--- START OF Source excerpt ---

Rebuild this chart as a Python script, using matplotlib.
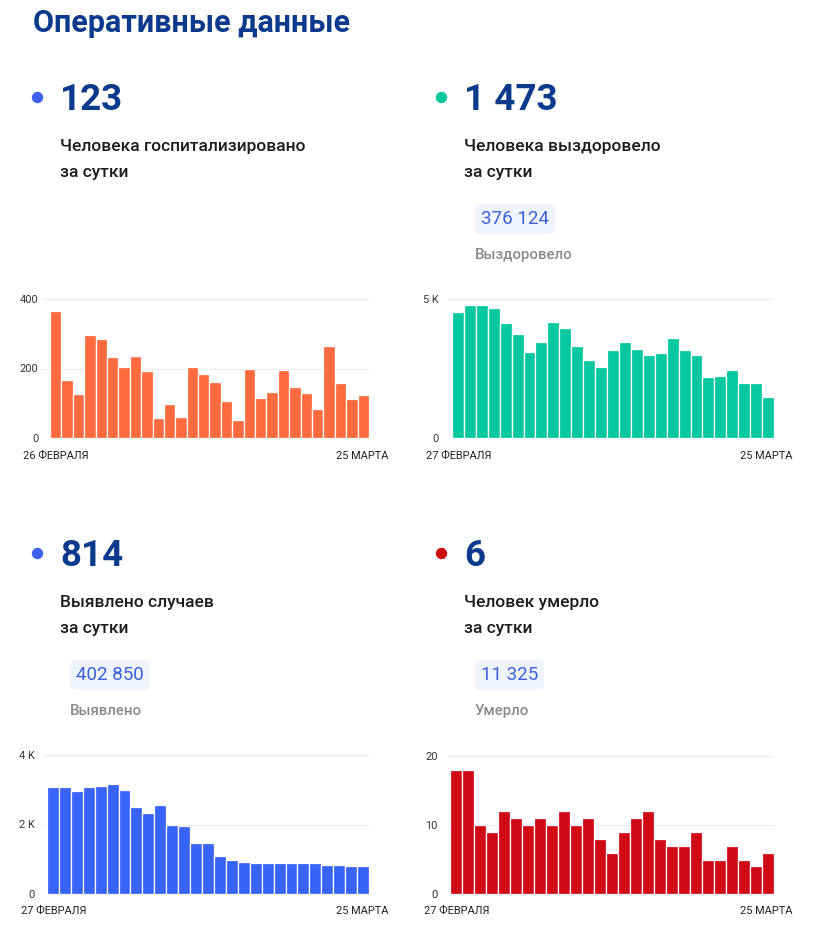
import matplotlib
matplotlib.use("Agg")
import matplotlib.pyplot as plt
from matplotlib.lines import Line2D

plt.rcParams['font.family'] = ['Roboto', 'DejaVu Sans']

# ---------------- data ----------------
hosp_values = [366, 166, 128, 297, 285, 234, 205, 236, 194, 58, 97, 59, 204, 185,
               160, 107, 53, 198, 116, 133, 195, 147, 129, 83, 264, 159, 112, 123]
recov_values = [4530, 4796, 4772, 4676, 4137, 3753, 3082, 3465, 4161, 3969, 3321,
                2794, 2566, 3153, 3453, 3189, 2974, 3070, 3585, 3153, 2986, 2194,
                2230, 2458, 1978, 1966, 1473]
cases_values = [3079, 3089, 2974, 3079, 3098, 3165, 2993, 2504, 2321, 2552, 1995,
                1966, 1458, 1458, 1094, 988, 911, 902, 883, 892, 883, 883, 883,
                825, 825, 815, 814]
death_values = [18, 18, 10, 9, 12, 11, 10, 11, 10, 12, 10, 11, 8, 6, 9, 11, 12, 8,
                7, 7, 9, 5, 5, 7, 5, 4, 6]

hosp_ticks = [0, 200, 400]
hosp_ticklabels = ['0', '200', '400']
recov_ticks = [0, 5000]
recov_ticklabels = ['0', '5 K']
cases_ticks = [0, 2000, 4000]
cases_ticklabels = ['0', '2 K', '4 K']
death_ticks = [0, 10, 20]
death_ticklabels = ['0', '10', '20']

hosp_dates = ['26 ФЕВРАЛЯ', '25 МАРТА']
other_dates = ['27 ФЕВРАЛЯ', '25 МАРТА']

headline_numbers = ['123', '1 473', '814', '6']
headline_line1 = ['Человека госпитализировано', 'Человека выздоровело',
                  'Выявлено случаев', 'Человек умерло']
headline_line2 = ['за сутки', 'за сутки', 'за сутки', 'за сутки']
total_numbers = [None, '376 124', '402 850', '11 325']
total_labels = [None, 'Выздоровело', 'Выявлено', 'Умерло']

# ---------------- style ----------------
W, H = 828, 934
NAVY = '#0b3a8c'
DOT_COLORS = ['#3d63f0', '#0bc7a0', '#3d63f0', '#cc0a14']
BAR_COLORS = ['#ff6b3f', '#05c8a0', '#3763f6', '#cf0a16']

fig = plt.figure(figsize=(W / 100, H / 100), dpi=100)
fig.patch.set_facecolor('white')


def fx(x):
    return x / W


def fy(y):
    return 1 - y / H


fig.text(fx(33), fy(32), 'Оперативные данные', fontsize=22, fontweight='bold',
         color=NAVY, va='baseline', ha='left')

# blocks: (dot x, text x, y offset)
blocks = [(37, 60, 0), (441, 464, 0), (37, 60, 456), (441, 464, 456)]
box_x = [None, 475, 70, 475]

for i, (dx, tx, oy) in enumerate(blocks):
    fig.add_artist(Line2D([fx(dx)], [fy(97 + oy)], marker='o', markersize=7.2,
                          color=DOT_COLORS[i], linestyle='none',
                          transform=fig.transFigure))
    fig.text(fx(tx), fy(110 + oy), headline_numbers[i], fontsize=26.5,
             fontweight='bold', color=NAVY, va='baseline', ha='left')
    fig.text(fx(tx), fy(151 + oy), headline_line1[i], fontsize=12.5,
             fontweight='medium', color='#1c1c1c', va='baseline', ha='left')
    fig.text(fx(tx), fy(177 + oy), headline_line2[i], fontsize=12.5,
             fontweight='medium', color='#1c1c1c', va='baseline', ha='left')
    if total_numbers[i] is not None:
        bx = box_x[i]
        fig.text(fx(bx + 6), fy(224 + oy), total_numbers[i], fontsize=13.5,
                 color='#3f5fd9', va='baseline', ha='left',
                 bbox=dict(boxstyle='round,pad=0.3,rounding_size=0.2',
                           fc='#eef3fd', ec='none'))
        fig.text(fx(bx), fy(259 + oy), total_labels[i], fontsize=10.8,
                 fontweight='medium', color='#8a8a8a', va='baseline', ha='left')


def make_chart(values, color, grid_l, bar_l, bar_r, zero_y, top_y, ymax,
               ticks, ticklabels, label_r, dates, date_l, date_r, date_y):
    n = len(values)
    bw = (bar_r - bar_l) / n
    head = 1.04
    top_px = zero_y - (zero_y - top_y) * head
    ax = fig.add_axes([fx(grid_l), fy(zero_y), (bar_r - grid_l) / W,
                       (zero_y - top_px) / H])
    ax.set_xlim(-0.5 - (bar_l - grid_l) / bw, n - 0.5)
    ax.set_ylim(0, ymax * head)
    ax.bar(range(n), values, width=1.0, color=color, edgecolor='white',
           linewidth=0.9, zorder=2)
    for t in ticks:
        ax.axhline(t, color='#ececec', linewidth=0.8, zorder=1)
    for s in ax.spines.values():
        s.set_visible(False)
    ax.set_xticks([])
    ax.set_yticks(ticks)
    ax.set_yticklabels(ticklabels, fontsize=7.9, color='#333333')
    ax.tick_params(axis='y', length=0, pad=(grid_l - label_r) * 0.72 + 1)
    fig.text(fx(date_l), fy(date_y), dates[0], fontsize=7.9, color='#222222',
             va='baseline', ha='left')
    fig.text(fx(date_r), fy(date_y), dates[1], fontsize=7.9, color='#222222',
             va='baseline', ha='right')
    return ax


make_chart(hosp_values, BAR_COLORS[0], 42, 50, 369, 438, 299, 400,
           hosp_ticks, hosp_ticklabels, 40, hosp_dates, 23, 389, 459)
make_chart(recov_values, BAR_COLORS[1], 448, 452, 774, 438, 299, 5000,
           recov_ticks, recov_ticklabels, 440, other_dates, 426, 793, 459)
make_chart(cases_values, BAR_COLORS[2], 43, 47, 369, 894, 755, 4000,
           cases_ticks, cases_ticklabels, 36, other_dates, 21, 389, 914)
make_chart(death_values, BAR_COLORS[3], 448, 450, 774, 894, 756, 20,
           death_ticks, death_ticklabels, 439, other_dates, 424, 793, 914)

fig.savefig('out.png', dpi=100, facecolor='white')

--- END OF Source excerpt ---

→ Short task: Exactly restate the lines from the beginning of the data through the line with "plt.rcParams['font.family'] = ['Roboto', 'DejaVu", and no others, keeping pictures out.

→ Exercise solution:
Rebuild this chart as a Python script, using matplotlib.
import matplotlib
matplotlib.use("Agg")
import matplotlib.pyplot as plt
from matplotlib.lines import Line2D

plt.rcParams['font.family'] = ['Roboto', 'DejaVu Sans']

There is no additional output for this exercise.